Die CDU beabsichtigt die politische Zusammenarbeit mit den Grünen. Beide Parteien haben offenbar gegenwärtig in wichtigen Einzelfragen unterschiedliche Auffassungen. Auch der Wahlkampf war heftig. Schließlich gehörten die Grünen der bisherigen Ampel an, zu der die CDU in Opposition stand. Beide Parteien wollen erfolgreich zum Wohle der Stadt Düsseldorf zusammenarbeiten. Wir dürfen gespannt sein, ob und wie den beiden Parteien die ins Auge gefasste Zusammenarbeit gelingt.
Schwarz-Grün ist etwas ganz Neues für Düsseldorf. Doch ich bin sehr zuversichtlich, dass beide Fraktionen gut zusammenarbeiten werden. Die Mitgliederversammlung von Bündnis 90/Die Grünen hat sich mit einer klaren Mehrheit für die Aufnahme von Kooperationsgesprächen mit der CDU ausgesprochen. Das ist ein vielversprechender Auftakt gewesen: Diesen Weg werden wir nun weiter gehen und dabei die inhaltlichen Schnittmengen beider Parteien noch stärker in den Fokus rücken.
Wie man hört, haben Sie sich bisher Mittwoch und Sonntag für die Familie freigehalten. Es wird für Sie nicht einfach sein, das durchzuhalten. Für die Tätigkeit als Bürgermeister unserer Heimatstadt begleiten Sie jedenfalls unsere guten Wünsche.

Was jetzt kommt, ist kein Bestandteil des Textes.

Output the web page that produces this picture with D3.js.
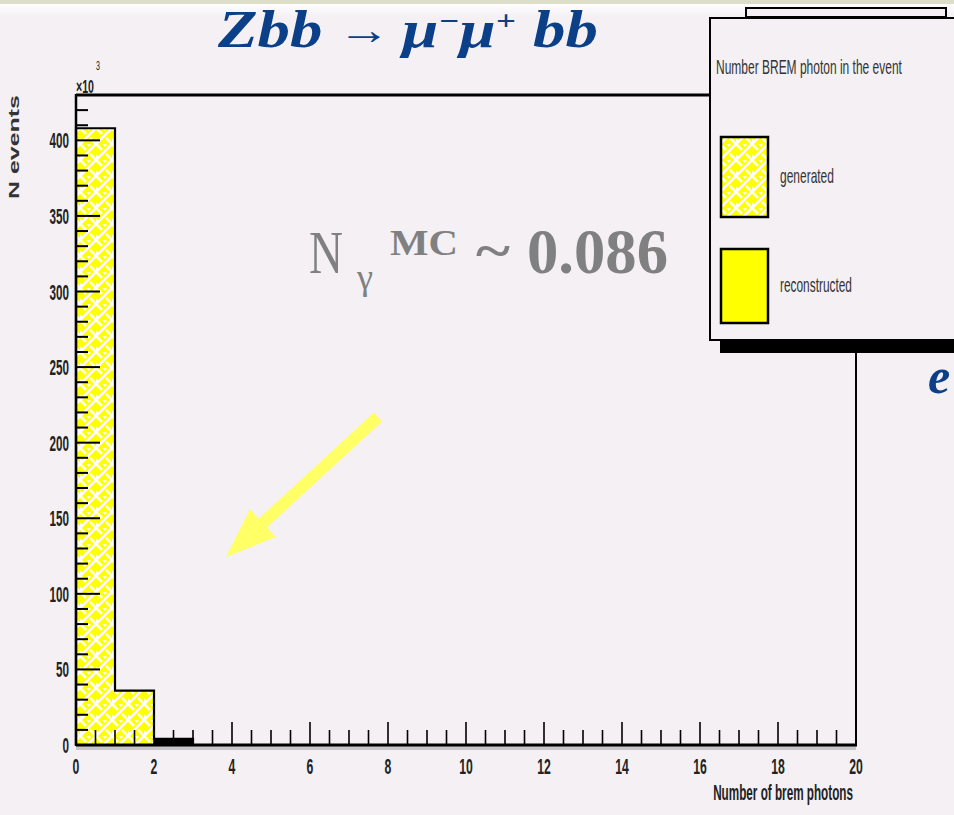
<!DOCTYPE html>
<html><head><meta charset="utf-8">
<script src="https://cdn.jsdelivr.net/npm/d3@7/dist/d3.min.js"></script>
<style>html,body{margin:0;padding:0;background:#f4f0f4;}svg{display:block;}</style>
</head><body>
<svg id="c" width="954" height="815"></svg>
<script>
// ---- data ----
const binEdges = d3.range(0, 21, 1);               // 20 bins of width 1, 0..20
const generatedCounts = [408, 36, 4, 0, 0, 0, 0, 0, 0, 0, 0, 0, 0, 0, 0, 0, 0, 0, 0, 0]; // x10^3
const reconstructedCounts = [408, 36, 4, 0, 0, 0, 0, 0, 0, 0, 0, 0, 0, 0, 0, 0, 0, 0, 0, 0];
const xTickLabels = [0, 2, 4, 6, 8, 10, 12, 14, 16, 18, 20];
const yTickLabels = [0, 50, 100, 150, 200, 250, 300, 350, 400];
const legendTitle = "Number BREM photon in the event";
const legendLabels = ["generated", "reconstructed"];
const xTitle = "Number of brem photons";
const yTitle = "N events";

const svg = d3.select("#c");
const bg = "#f4f0f4";
const labelFont = "'Liberation Sans', Arial, sans-serif";
const serif = "'Liberation Serif', 'Times New Roman', serif";

// helper: draw text, then squeeze/stretch horizontally to a target width
function fitText(parent, ax, by, target, anchor, build, extra) {
  const g = parent.append("g").attr("transform", `translate(${ax},${by})`);
  const t = g.append("text").attr("x", 0).attr("y", 0).attr("text-anchor", anchor || "start");
  build(t);
  const w = t.node().getComputedTextLength();
  const s = target / w;
  g.attr("transform", `translate(${ax},${by}) ${extra || ""} scale(${s},1)`);
  return t;
}

// background
svg.append("rect").attr("width", 954).attr("height", 815).attr("fill", bg);
const defs = svg.append("defs");
const g1 = defs.append("linearGradient").attr("id", "topg").attr("x1", 0).attr("x2", 0).attr("y1", 0).attr("y2", 1);
g1.append("stop").attr("offset", 0).attr("stop-color", "#ffffff");
g1.append("stop").attr("offset", 1).attr("stop-color", bg);
svg.append("rect").attr("x", 0).attr("y", 3).attr("width", 954).attr("height", 14).attr("fill", "url(#topg)");
svg.append("rect").attr("x", 0).attr("y", 0).attr("width", 954).attr("height", 4).attr("fill", "#dcdec8");

// hatch pattern
const pat = defs.append("pattern").attr("id", "hatch").attr("patternUnits", "userSpaceOnUse")
  .attr("width", 16).attr("height", 16);
pat.append("rect").attr("width", 16).attr("height", 16).attr("fill", "#ffff00");
pat.append("path").attr("d", "M-2,18 L18,-2 M-2,2 L2,-2 M14,18 L18,14").attr("stroke", "#fff").attr("stroke-width", 2.6);
pat.append("path").attr("d", "M-2,-2 L6,6 M10,10 L18,18 M6,-2 L10,2 M-2,10 L2,14").attr("stroke", "#fff").attr("stroke-width", 2.6);

// scales
const x = d3.scaleLinear().domain([0, 20]).range([76, 856]);
const y = d3.scaleLinear().domain([0, 430]).range([745, 95]);

// reconstructed (solid) then generated (hatched)
const bins = generatedCounts.map((v, i) => ({x0: binEdges[i], x1: binEdges[i + 1], g: v, r: reconstructedCounts[i]}));
svg.append("g").selectAll("rect").data(bins.filter(d => d.r > 0)).join("rect")
  .attr("x", d => x(d.x0)).attr("width", d => x(d.x1) - x(d.x0))
  .attr("y", d => y(d.r)).attr("height", d => y(0) - y(d.r)).attr("fill", "#ffff00");
svg.append("g").selectAll("rect").data(bins.filter(d => d.g > 0)).join("rect")
  .attr("x", d => x(d.x0)).attr("width", d => x(d.x1) - x(d.x0))
  .attr("y", d => y(d.g)).attr("height", d => y(0) - y(d.g)).attr("fill", "url(#hatch)");
svg.append("g").selectAll("rect").data(bins.filter(d => d.g > 0 && d.g < 10)).join("rect")
  .attr("x", d => x(d.x0)).attr("width", d => x(d.x1) - x(d.x0))
  .attr("y", d => y(d.g)).attr("height", d => y(0) - y(d.g)).attr("fill", "#000");
const stepPts = [];
bins.forEach(d => { stepPts.push([x(d.x0), y(d.g)]); stepPts.push([x(d.x1), y(d.g)]); });
svg.append("path").attr("d", d3.line()([[x(0), y(0)], ...stepPts, [x(20), y(0)]]))
  .attr("fill", "none").attr("stroke", "#000").attr("stroke-width", 2.2);

// frame
svg.append("line").attr("x1", x(0)).attr("x2", x(0)).attr("y1", y(430) - 1).attr("y2", y(0) + 1).attr("stroke", "#000").attr("stroke-width", 2.5);
svg.append("line").attr("x1", x(0)).attr("x2", 712).attr("y1", y(430)).attr("y2", y(430)).attr("stroke", "#000").attr("stroke-width", 3);
svg.append("line").attr("x1", x(20)).attr("x2", x(20)).attr("y1", 350).attr("y2", y(0)).attr("stroke", "#000").attr("stroke-width", 2);
svg.append("rect").attr("x", x(0)).attr("y", y(0) + 1).attr("width", x(20) - x(0)).attr("height", 4).attr("fill", "#999").attr("opacity", 0.5);
svg.append("line").attr("x1", x(0)).attr("x2", x(20) + 1).attr("y1", y(0)).attr("y2", y(0)).attr("stroke", "#000").attr("stroke-width", 3);

// x ticks
const xMinor = d3.range(0, 20.01, 0.5);
svg.append("g").selectAll("line").data(xMinor).join("line")
  .attr("x1", d => x(d)).attr("x2", d => x(d))
  .attr("y1", y(0)).attr("y2", d => y(0) - (d % 2 === 0 ? 23 : 15))
  .attr("stroke", "#000").attr("stroke-width", 1.6);
xTickLabels.forEach(d => fitText(svg, x(d), 774, String(d).length * 6.8, "middle", t => t
  .attr("font-family", labelFont).attr("font-weight", "bold").attr("font-size", 22).attr("fill", "#222").text(d)));

// y ticks
const yMinor = d3.range(0, 430, 10);
svg.append("g").selectAll("line").data(yMinor).join("line")
  .attr("x1", x(0)).attr("x2", d => x(0) + (d % 50 === 0 ? 24 : 12))
  .attr("y1", d => y(d)).attr("y2", d => y(d))
  .attr("stroke", "#000").attr("stroke-width", 2);
yTickLabels.forEach(d => fitText(svg, 69, y(d) + 8, String(d).length * 6.5, "end", t => t
  .attr("font-family", labelFont).attr("font-weight", "bold").attr("font-size", 22).attr("fill", "#222").text(d)));

// x10^3
fitText(svg, 76, 93, 18, "start", t => t.attr("font-family", labelFont).attr("font-weight", "bold")
  .attr("font-size", 19).attr("fill", "#222").text("\u00d710"));
fitText(svg, 96, 70, 4, "start", t => t.attr("font-family", labelFont)
  .attr("font-size", 12).attr("fill", "#222").text("3"));

// axis titles
fitText(svg, 19, 147, 104, "middle", t => t.attr("font-family", labelFont).attr("font-weight", "bold")
  .attr("font-size", 15).attr("fill", "#333").text(yTitle), "rotate(-90)");
fitText(svg, 853, 800, 140, "end", t => t.attr("font-family", labelFont).attr("font-weight", "bold")
  .attr("font-size", 22).attr("fill", "#222").text(xTitle));

// legend
svg.append("rect").attr("x", 746).attr("y", 8).attr("width", 200).attr("height", 9).attr("fill", bg).attr("stroke", "#000").attr("stroke-width", 2);
svg.append("rect").attr("x", 720).attr("y", 339).attr("width", 234).attr("height", 14).attr("fill", "#000");
svg.append("rect").attr("x", 710).attr("y", 18).attr("width", 244).attr("height", 322).attr("fill", bg);
svg.append("path").attr("d", "M954,18 L710,18 L710,340 L954,340").attr("fill", "none").attr("stroke", "#000").attr("stroke-width", 2);
fitText(svg, 716, 74, 186, "start", t => t.attr("font-family", labelFont).attr("font-size", 20)
  .attr("fill", "#333").text(legendTitle));
const sw = [{y0: 137, y1: 217, fill: "url(#hatch)"}, {y0: 249, y1: 323, fill: "#ffff00"}];
legendLabels.forEach((lab, i) => {
  svg.append("rect").attr("x", 721).attr("y", sw[i].y0).attr("width", 47).attr("height", sw[i].y1 - sw[i].y0)
    .attr("fill", sw[i].fill).attr("stroke", "#000").attr("stroke-width", 2.5);
  fitText(svg, 780, (sw[i].y0 + sw[i].y1) / 2 + 6, i === 0 ? 54 : 72, "start", t => t
    .attr("font-family", labelFont).attr("font-size", 20).attr("fill", "#333").text(lab));
});

// title: pieces laid out left to right, then scaled to the reference width
const titleParts = [
  {t: "Zbb", fs: 52, dy: 0, gap: 12, style: "italic", w: "bold"},
  {t: "\u2192", fs: 42, dy: -3, gap: 10, style: "normal", w: "normal"},
  {t: "\u03bc", fs: 52, dy: 0, gap: 0, style: "italic", w: "bold"},
  {t: "\u2212", fs: 28, dy: -17, gap: 0, style: "italic", w: "bold"},
  {t: "\u03bc", fs: 52, dy: 0, gap: 0, style: "italic", w: "bold"},
  {t: "+", fs: 28, dy: -17, gap: 14, style: "italic", w: "bold"},
  {t: "bb", fs: 52, dy: 0, gap: 0, style: "italic", w: "bold"}
];
const tg = svg.append("g");
let cx = 0;
titleParts.forEach(p => {
  const t = tg.append("text").attr("x", cx).attr("y", p.dy).attr("font-family", serif)
    .attr("font-weight", p.w).attr("font-style", p.style).attr("font-size", p.fs).attr("fill", "#0b3f88").text(p.t);
  cx += t.node().getComputedTextLength() + p.gap;
});
tg.attr("transform", `translate(218,47) scale(${380 / cx},1)`);

svg.append("text").attr("x", 928).attr("y", 393).attr("font-family", serif).attr("font-weight", "bold")
  .attr("font-style", "italic").attr("font-size", 50).attr("fill", "#0b3f88").text("e");

// annotation
const annColor = "#808080";
const addT = (txt, xx, yy, fs, bold, tl) => fitText(svg, xx, yy, tl, "start", t => t.attr("font-family", serif)
  .attr("font-size", fs).attr("font-weight", bold ? "bold" : "normal").attr("fill", annColor).text(txt));
addT("N", 309, 273, 62, false, 34);
addT("\u03b3", 357, 289, 36, false, 16);
addT("MC", 390, 255, 36, true, 68);
addT("~", 476, 268, 52, true, 34);
addT("0.086", 527, 273, 64, true, 141);

// arrow
const arrowPts = [[378, 417], [226, 557]];
const ang = Math.atan2(arrowPts[1][1] - arrowPts[0][1], arrowPts[1][0] - arrowPts[0][0]);
const len = Math.hypot(arrowPts[1][0] - arrowPts[0][0], arrowPts[1][1] - arrowPts[0][1]);
const hw = 6, headL = 50, headW = 19;
const ag = svg.append("g").attr("transform", `translate(${arrowPts[0][0]},${arrowPts[0][1]}) rotate(${ang * 180 / Math.PI})`);
ag.append("path").attr("d", `M0,${-hw} L${len - headL},${-hw} L${len - headL},${-headW} L${len},0 L${len - headL},${headW} L${len - headL},${hw} L0,${hw} Z`)
  .attr("fill", "#ffff66");
</script>
</body></html>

Die Familie wird in meinem Leben immer das Wichtigste sein. Im Büro Bürgermeister gibt es nun ein Team, das meine Termine geschickt plant. Deshalb bin ich optimistisch, dass ich auch in Zukunft genug Zeit für meine Frau Nicole und die Kinder haben werde. Für Ihre guten Wünsche danke ich Ihnen ganz herzlich.
Kurzvita
Josef Hinkel wurde 1959 in Düsseldorf geboren. Gesellenjahre in München, Garmisch-Partenkirchen, Rendsburg, Düsseldorf, Meisterprüfung in Hannover. Übernahme der Bäckerei Hinkel, Düsseldorf, gegründet 1891 von seinem Urgroßvater. Seit 1991 Betriebswirt des Handwerks. Hinkel beschäftigt rund 100 Mitarbeiter, wurde mehrfach ausgezeichnet: BGF Gesundheitspreis, Unternehmerpreis Stadtsparkasse Düsseldorf. 2008 war er Prinz Karneval, 2010 Vizepräsident und von 2011 bis 2015 Präsident des CC Comitee Düsseldorf Carneval, seit 2017 Vorsitzender Förderverein Düsseldorfer Karneval. 2018 Bundesverdienstorden für soziales Engagement. Seit 2014 Botschafter Kinderhospiz Regenbogenland. Stellv. Vorsitzender Altstadt Gemeinschaft. Seit November 2020 Erster Bürgermeister der Landeshauptstadt Düsseldorf. Josef Hinkel lebt in Düsseldorf, ist verheiratet und Vater von fünf Kindern. In seiner Freizeit fährt er Rad, liebt das Wandern und läuft Ski.